Bagikan:

Keluarga Rohingya Menghabiskan Ramadhan sebagai Pengungsi di Indonesia

Muslim di seluruh dunia akan merayakan Hari Raya Idul Fitri pekan depan...bersama keluarga dan sahabat. Tapi tahun ini masih merupakan Ramadhan yang berat bagi 18 orang anggota sebuah keluarga Rohingya.

INDONESIA

Sabtu, 03 Agus 2013 14:49 WIB

Keluarga Rohingya Menghabiskan Ramadhan sebagai Pengungsi di Indonesia

Burma, Keluarga Rohingya Indonesia, pencari suaka, KBR68H, YLBHI

Muslim di seluruh dunia akan merayakan Hari Raya Idul Fitri pekan depan...bersama keluarga dan sahabat.
 
Tapi tahun ini masih merupakan Ramadhan yang berat bagi 18 orang anggota sebuah keluarga Rohingya.
 
Sekarang mereka ada di Jakarta dalam perjalanan mendapatkan suaka dan hidup baru di Australia.

Muhammad Hanif adalah putra bungsu keluarga besar Rohingya ini, yang berjumlah 18 orang.

Mereka sementara ini tinggal di kantor Yayasan Lembaga Bantuan Hukum Indonesia (YLBHI) di Jakarta

Muhammad Hanif, 38 tahun, meninggalkan rumahnya di Burma saat berusia 3 tahun.

“Kami melarikan diri karena kami dikejar-kejar orang Buddha dan tentara menembaki kami. Tentara juga menyerang Muslim.”

Mereka melarikan diri ke Malaysia dan tinggal di sana selama 3 dekade.

Ia bekerja di proyek pembangunan dan berhasil mengumpulkan uang.

Selama tinggal di Malaysia, mereka berharap akan diakui oleh badan urusan pengungsi PBB sebagai pengungsi dan dikirim ke Australia ... tapi itu tidak terjadi.

Karena putus asa, mereka berusaha pergi ke Australia dengan kapal lewat Indonesia.

Di Pulau Sumatra, Hanif bertemu dengan beberapa orang calo.

“Mereka minta 15 juta rupiah per orang untuk membawa kami dari Sumatra ke Australia. Kami tidak mampu membayar segitu jadi kami hanya bayar 9 juta per orang. Kami sudah bayar mereka 130 juta. Hanya itu uang kami....tapi dia bilang akan tetap membantu kami. Kami percaya padanya karena dia kelihatan baik.”

Beberapa bulan lalu, para calo itu membawa Hanif dan keluarga ke Bogor, di pinggiran Jakarta.
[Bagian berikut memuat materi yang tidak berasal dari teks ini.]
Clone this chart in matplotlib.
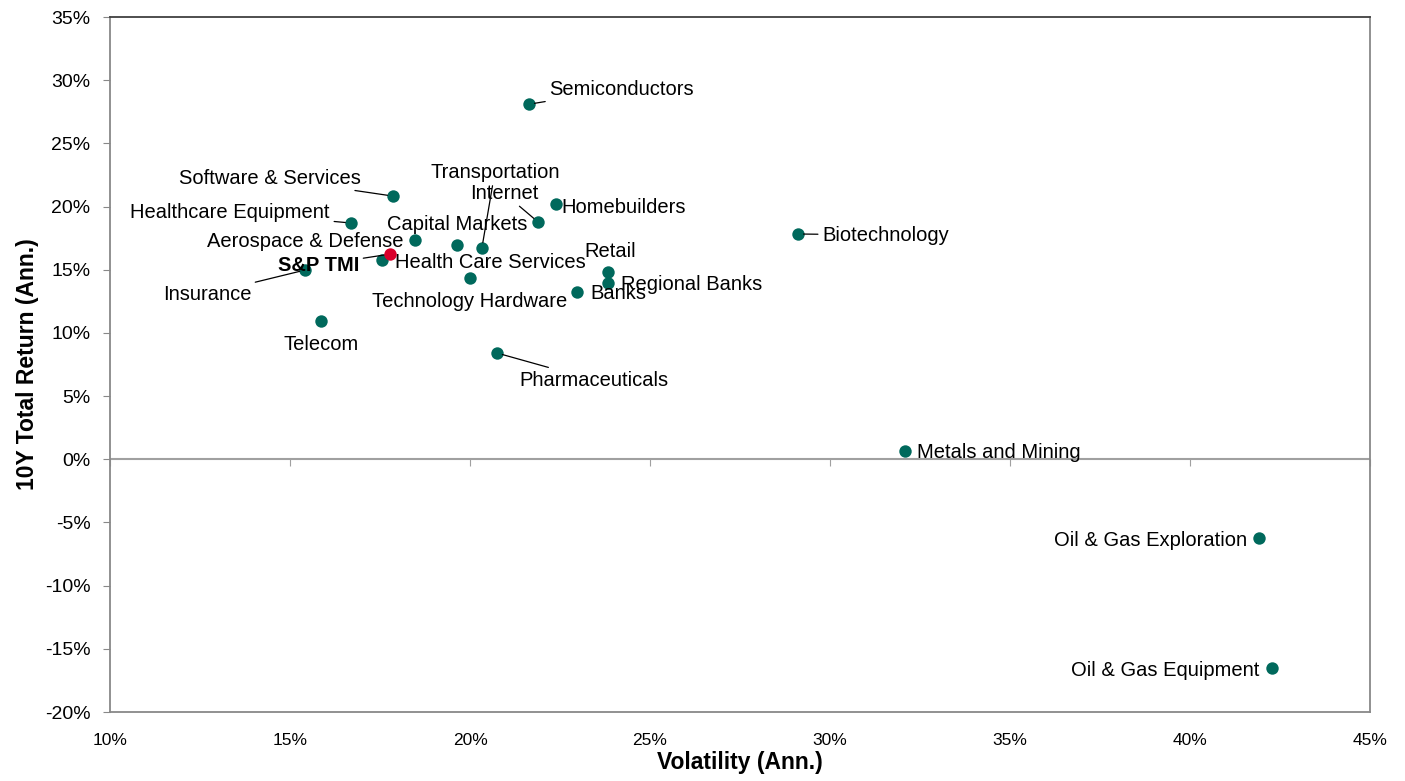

Mereka tinggal di sebuah kamar penginapan tanpa tahu kapan akan berangkat ke Australia.

Lalu satu hari mereka dibawa ke Jakarta.

“Kami dibawa dengan mobil ke sebuah penginapan dekat bandara Soekarno Hatta. Kami semua, 18 orang dikurung dalam 1 kamar. Awalnya kami diberi makan secara teratur tapi itu tidak berlangsung lama.”
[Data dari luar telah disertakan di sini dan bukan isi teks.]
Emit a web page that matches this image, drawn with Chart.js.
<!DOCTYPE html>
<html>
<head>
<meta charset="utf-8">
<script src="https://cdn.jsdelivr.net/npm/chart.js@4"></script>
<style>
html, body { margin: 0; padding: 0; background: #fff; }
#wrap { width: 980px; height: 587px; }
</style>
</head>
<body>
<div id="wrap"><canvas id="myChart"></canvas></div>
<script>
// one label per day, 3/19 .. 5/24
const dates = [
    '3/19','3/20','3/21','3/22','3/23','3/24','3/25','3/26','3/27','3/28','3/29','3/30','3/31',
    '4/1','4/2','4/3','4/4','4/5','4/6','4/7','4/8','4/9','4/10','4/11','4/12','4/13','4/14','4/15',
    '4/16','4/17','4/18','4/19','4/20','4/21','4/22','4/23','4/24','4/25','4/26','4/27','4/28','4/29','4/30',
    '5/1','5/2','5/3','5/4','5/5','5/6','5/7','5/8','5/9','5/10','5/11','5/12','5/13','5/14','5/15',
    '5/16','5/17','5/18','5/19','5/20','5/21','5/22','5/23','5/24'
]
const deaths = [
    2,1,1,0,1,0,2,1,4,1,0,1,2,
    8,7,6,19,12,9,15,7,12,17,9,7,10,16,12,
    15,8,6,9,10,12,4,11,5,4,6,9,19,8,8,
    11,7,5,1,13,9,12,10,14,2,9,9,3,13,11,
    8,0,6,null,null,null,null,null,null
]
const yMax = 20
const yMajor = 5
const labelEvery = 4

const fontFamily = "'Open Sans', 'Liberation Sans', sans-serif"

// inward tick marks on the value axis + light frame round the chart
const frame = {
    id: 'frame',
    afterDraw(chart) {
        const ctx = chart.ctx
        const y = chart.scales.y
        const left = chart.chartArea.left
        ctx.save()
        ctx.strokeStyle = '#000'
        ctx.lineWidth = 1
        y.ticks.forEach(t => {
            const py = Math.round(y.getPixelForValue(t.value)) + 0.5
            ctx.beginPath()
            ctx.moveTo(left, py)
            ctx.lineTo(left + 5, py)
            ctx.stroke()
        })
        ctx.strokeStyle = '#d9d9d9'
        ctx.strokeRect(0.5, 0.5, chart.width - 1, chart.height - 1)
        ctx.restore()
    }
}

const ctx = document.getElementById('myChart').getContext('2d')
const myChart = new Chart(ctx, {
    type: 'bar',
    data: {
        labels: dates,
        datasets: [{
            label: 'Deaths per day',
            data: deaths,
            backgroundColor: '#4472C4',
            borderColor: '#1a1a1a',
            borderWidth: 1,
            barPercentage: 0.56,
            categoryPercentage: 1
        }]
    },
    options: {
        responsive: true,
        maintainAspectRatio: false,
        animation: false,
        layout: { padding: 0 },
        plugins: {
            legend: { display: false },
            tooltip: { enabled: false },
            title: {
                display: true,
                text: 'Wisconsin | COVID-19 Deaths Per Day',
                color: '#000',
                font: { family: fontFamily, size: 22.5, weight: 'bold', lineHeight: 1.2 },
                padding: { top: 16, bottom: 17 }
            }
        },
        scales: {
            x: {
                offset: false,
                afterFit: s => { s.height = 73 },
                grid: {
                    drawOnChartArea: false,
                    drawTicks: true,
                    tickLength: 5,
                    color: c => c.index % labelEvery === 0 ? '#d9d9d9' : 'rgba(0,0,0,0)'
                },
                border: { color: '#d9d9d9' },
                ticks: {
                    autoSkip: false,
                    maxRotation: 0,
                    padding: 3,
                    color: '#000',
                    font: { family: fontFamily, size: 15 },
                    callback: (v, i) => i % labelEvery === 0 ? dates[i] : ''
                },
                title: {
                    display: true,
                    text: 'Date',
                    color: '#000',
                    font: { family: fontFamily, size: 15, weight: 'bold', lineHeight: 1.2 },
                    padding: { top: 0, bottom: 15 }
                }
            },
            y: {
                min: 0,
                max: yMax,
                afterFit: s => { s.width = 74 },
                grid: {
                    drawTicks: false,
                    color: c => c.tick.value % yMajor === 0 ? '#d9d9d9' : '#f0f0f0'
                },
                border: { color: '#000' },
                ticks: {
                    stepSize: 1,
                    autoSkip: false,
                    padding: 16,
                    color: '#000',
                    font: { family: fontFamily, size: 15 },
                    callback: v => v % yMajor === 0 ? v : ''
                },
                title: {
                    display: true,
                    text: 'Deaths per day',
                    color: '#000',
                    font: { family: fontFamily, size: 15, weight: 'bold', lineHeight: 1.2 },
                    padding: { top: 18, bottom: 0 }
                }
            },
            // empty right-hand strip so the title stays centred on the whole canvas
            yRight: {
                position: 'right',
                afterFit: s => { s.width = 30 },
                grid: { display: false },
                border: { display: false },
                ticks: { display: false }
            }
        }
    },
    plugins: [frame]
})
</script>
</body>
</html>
Mereka berada di kamar itu selama 2 bulan dengan persediaan makanan yang terbatas.

Saudara ipar Hanif, Muhammad Qosim, disiksa para calo, yang yakin keluarga itu masih punya uang.

“Saya dipukuli dan dipaksa memberi mereka uang. Tapi kami tidak punya apa-apa lagi. Kami sudah katakan itu berulang kali tapi mereka tidak mau percaya sehingga mereka memukuli kami. Ada sekitar 5 sampai 6 orang calo...saat itu ruangannya gelap tidak ada cahaya.”
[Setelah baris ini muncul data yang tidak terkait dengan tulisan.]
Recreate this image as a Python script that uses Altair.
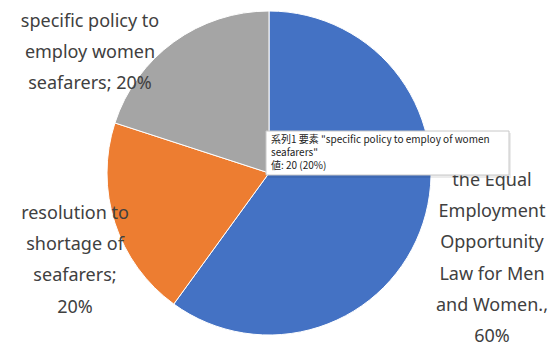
import altair as alt
import pandas as pd

categories = [
    "the Equal Employment Opportunity Law for Men and Women.",
    "resolution to shortage of seafarers",
    "specific policy to employ women seafarers",
]
values = [60, 20, 20]
colors = ["#4472C4", "#ED7D31", "#A5A5A5"]
order = [0, 1, 2]

label_lines = [
    ["the Equal", "Employment", "Opportunity", "Law for Men", "and Women.,", "60%"],
    ["resolution to", "shortage of", "seafarers;", "20%"],
    ["specific policy to", "employ women", "seafarers; 20%"],
]

tooltip_lines = [
    '系列1 要素 "specific policy to employ of women',
    'seafarers"',
    "値: 20 (20%)",
]

df = pd.DataFrame({"category": categories, "value": values, "order": order})

CX, CY, R = 269, 173, 162

pie = alt.Chart(df).mark_arc(stroke="white", strokeWidth=1).encode(
    theta=alt.Theta("value:Q", stack=True),
    order=alt.Order("order:Q"),
    color=alt.Color("category:N", scale=alt.Scale(domain=categories, range=colors), legend=None),
    x=alt.value(CX),
    y=alt.value(CY),
    radius=alt.value(R),
)

def label_layer(lines, cx, y0):
    d = pd.DataFrame({"t": ["|".join(lines)]})
    return alt.Chart(d).mark_text(
        font="Noto Sans", fontSize=18, color="#404040", align="center",
        baseline="top", lineHeight=31.2, lineBreak="|",
    ).encode(text="t:N", x=alt.value(cx), y=alt.value(y0))

lbl_right = label_layer(label_lines[0], 492, 172)
lbl_left = label_layer(label_lines[1], 75, 205)
lbl_top = label_layer(label_lines[2], 90, 13)

box_df = pd.DataFrame({"a": [0]})
shadow = alt.Chart(box_df).mark_rect(fill="#000000", opacity=0.08).encode(
    x=alt.value(268), x2=alt.value(511), y=alt.value(133), y2=alt.value(178)
)
box = alt.Chart(box_df).mark_rect(fill="#ffffff", stroke="#c8c8c8", strokeWidth=1).encode(
    x=alt.value(266), x2=alt.value(509), y=alt.value(131), y2=alt.value(175)
)
tip = alt.Chart(pd.DataFrame({"t": ["|".join(tooltip_lines)]})).mark_text(
    font="Noto Sans CJK JP", fontSize=10, color="#222222", align="left",
    baseline="top", lineHeight=13, lineBreak="|",
).encode(text="t:N", x=alt.value(271), y=alt.value(135))

chart = alt.layer(pie, lbl_right, lbl_left, lbl_top, shadow, box, tip).properties(
    width=556, height=349, padding=0, autosize=alt.AutoSizeParams(type="none")
).configure_view(stroke=None)

chart.save("out.html", embed_options={"renderer": "svg", "actions": False})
Satu malam, beberapa petugas kebersihan membantu mereka melarikan diri dan membawa mereka ke kantor PBB urusan pengungsi. Lembaga itu kemudian memberi mereka kartu identitas pencari suaka resmi.

Dengan bantuan jurnalis lokal, mereka bisa menginap di kantor YLBHI , LSM yang memberikan bantuan hukum pada masyarakat kecil.

Julius Ibrani dari YLBHI.

“Nanti dulu kita bicara soal dia pengungsi segala macamnya, tetapi ini adalah manusia, yang dia punya kendala dalam menjalankan kehidupannya, dia kemudian terancam jiwa dan keselamatannya, dan ini tanggung jawab negara kita sebagai bagian dari percaturan dunia juga. Kita anggota PBB, kita meratifikasi konvenan internasional PBB, dan pengungsi Rohingya ini juga warga negara dunia, yang juga tercatat dalam PBB, sebagaimana tercatat dalam data yang sebagian ini baru kita berikan.”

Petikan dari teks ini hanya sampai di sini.